Prosecco tour – day 2

Read what happened before this: Day 1

Day 2 got off to a storming start as I turned off the alarm in my sleep and we nearly missed breakfast (which finished at 7.15!). Stu went on a hunt and found the pink sinks – a whole pink three piece suite! – promised to us on the booking website. By 8am, we were back on the road.

South of Stuttgart, the scenery is quite pretty. Lots of viaducts, woods and sunshine. However, this didn’t last, and the very south of Germany is grey and uninteresting, so I went to sleep for a bit.

The disappointment of southern Germany was soon forgotten when we crossed into Austria. My god, Austria is beautiful! Wooden chalets, grassy slopes, cowbells… all very stereotypical stuff (apart from the alpaca farm). We went up and up through a mountain pass, then stopped by a lake for coffee. This was one of the more interesting stops, as not only was there an amazing lake and awesome scenery, but the cafe had a stuffed marmot and we managed to crash the van again, reversing into a German campervan, which didn’t go down well with the owners.

Onwards we drove, past Innsbruck and its ski jump, following signs “to Italy”. Finally, through the Brenner Pass and into Italy itself, and we received a text from the others to say that they had landed in Italy. Pah, who’d do a 2 hour flight when they could drive 1000 miles?! Italian motorways had no discernable features to make them stand out from any other country we’d been through, except that the lorry drivers seemed less predictable than their German counterparts (generalisation much?!). We got to experience another ring road, and after stopping for pizza by a lake (despite Taj Mahal pizza being on the menu, the pizzas were actually very nice), we were so nearly there.

We passed through some comedy towns, such as Anus and Arsie, then got lost right outside Valdobbiadene. Finally we found the entrance to the farm and bumped our way up the drive. Margie, the owner showed us to where we’d be staying. WOW. Was it the pool, the vineyards stretching up the sides of Monte Cesan, the spacious bedrooms, the huge living area with fridge full of prosecco… whatever it was, we were extremely excited!

We unloaded the van, and I tried not to laugh too much when the hosts asked us if we had any special breakfast requirements, what with being pro cyclists and all that. The others were due to arrive at a nearby train station, and after we figured out exactly which station (this was not in any way clear), Al went off to fetch them, while Stu and I ran about like excited children.

The others were just as excited to see the farm and Bernie headed straight to the pool, where he almost lost his trunks jumping in. There was a lengthy discussion about who would have which room, and I managed to have my first injury of the trip, running over my foot with my suitcase.

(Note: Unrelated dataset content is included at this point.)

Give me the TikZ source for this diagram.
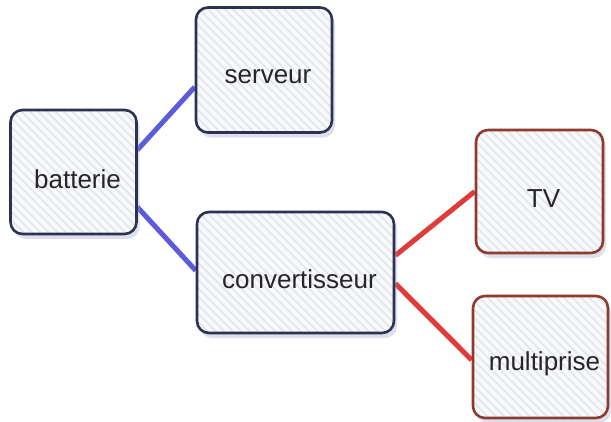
\documentclass[tikz,border=0pt]{standalone}
\usepackage{fontspec}
\setmainfont{Liberation Sans}
\usetikzlibrary{patterns.meta,shadows,backgrounds}
\definecolor{navyborder}{HTML}{2B3252}
\definecolor{redborder}{HTML}{8E3B2E}
\definecolor{blueline}{HTML}{5B5BDC}
\definecolor{redline}{HTML}{E03A3A}
\definecolor{boxfill}{HTML}{F8F9FC}
\definecolor{hatch}{HTML}{E4E5EA}
\definecolor{shadowcol}{HTML}{9FA4C8}
\tikzset{
  box/.style={draw, line width=2.6pt, rounded corners=12pt,
    drop shadow={shadow xshift=3pt, shadow yshift=-5pt, opacity=0.35, fill=shadowcol},
    preaction={fill=boxfill},
    pattern={Lines[angle=-45,distance=6pt,line width=1.6pt]}, pattern color=hatch,
    font=\fontsize{26}{30}\selectfont, inner sep=0pt},
  leftbox/.style={box, draw=navyborder},
  rightbox/.style={box, draw=redborder},
  txt/.style={label={[xshift=4pt,yshift=-7pt,font=\fontsize{26}{30}\selectfont,text=black!85]center:#1}},
  bluelink/.style={draw=blueline, line width=5pt},
  redlink/.style={draw=redline, line width=5pt}
}
\begin{document}
\begin{tikzpicture}[x=1pt,y=-1pt]
\useasboundingbox (0,0) rectangle (611,421);
\node[leftbox, minimum width=126pt, minimum height=124pt, txt=batterie] (bat) at (73.5,172) {};
\node[leftbox, minimum width=136pt, minimum height=125pt, txt=serveur] (srv) at (264,70) {};
\node[leftbox, minimum width=197pt, minimum height=121pt, txt=convertisseur] (conv) at (295.5,272.5) {};
\node[rightbox, minimum width=127pt, minimum height=123pt, txt=TV] (tv) at (539.5,191.5) {};
\node[rightbox, minimum width=135pt, minimum height=122pt, txt=multiprise] (mp) at (540.5,357) {};
\begin{pgfonlayer}{background}
\draw[bluelink] ([yshift=22pt]bat.east) -- ([yshift=-17pt]srv.west);
\draw[bluelink] ([yshift=-35pt]bat.east) -- ([yshift=2pt]conv.west);
\draw[redlink] ([yshift=17pt]conv.east) -- (tv.west);
\draw[redlink] ([yshift=-11pt]conv.east) -- ([yshift=-3pt]mp.west);
\end{pgfonlayer}
\end{tikzpicture}
\end{document}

While I patched up my foot, Al got directions to a restaurant from the owners of the farm, and we piled onto our bikes and followed Al’s directions. The sun was setting and we rolled through quiet roads along the outskirts of the town. There was a completely unnecessary hill at the end, prompting some fairly bad language from me, but at the top, a lovely restaurant, where we feasted on amazing italian food and washed it all down with plenty of prosecco. Bernie was feeling extra hungry and told the waitress that his invisible friend would also be needing some food. The invisible friend proceeded to flirt OUTRAGEOUSLY with the waitress. After some more prosecco, Bernie’s birthday present was handed over (a bicycle shaped pizza cutter), and while I think Bernie enjoyed his present, he also enjoyed putting it down his top and pretending to be a hunchback. A win all round.

We left the restaurant, slightly tipsy, and realised that between the 8 of us we had two rear lights and one front light. Unperturbed, we rode home in the darkness, drank some flash toilet cleaner (limoncello) and headed to bed.